While Eno would be an obvious reference, a track such as “Summer In Your Mouth,” with its rapturous swell of stately piano melodies and hazy tones positions the album squarely in Eluvium territory. No doubt Matthew Cooper also would be glad to claim the gloriously hymnal and supplicating qualities of “The Deep and Lovely Quiet” as his own. The blend of ambient washes and crystalline guitar shadings in “Ne Plus Ultra,” on the other hand, draws a connecting line between subtractiveLAD's Life At The End Of The World and Robin Guthrie's recent instrumental outings.

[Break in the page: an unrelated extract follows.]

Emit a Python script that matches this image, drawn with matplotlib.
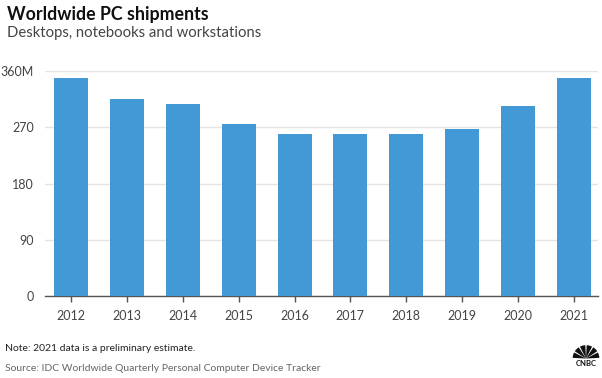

But lest anyone get too comfortable basking in the ambient glow of “Beginning Again” and the seven stately minutes of grandiose synthesizer counterpoint that makes up “With Eternal Lids Apart,” be aware that Hummel hasn't entirely foregone his penchant for guitar dramatics: five-and-a-half minutes into “Once The Stars Have Been Washed From The Sky,” Hummel straps on his axe to spread molten chords over the track's synthetic material, pretty much burying them in the process. The guitar sounds bleed on into “Life At The End Of The World” (in fact extend from start to finish) before morphing into delicate picking for the ten-minute exuent “Always Ending.” The fuller embrace of a more ambient style won't come as a total surprise to long-time subtractiveLAD devotees, given that the bonus disc in his 2009 Where the Land Meets the Sky set presented three long-form ambient works, making it a natural segue-way to the new release.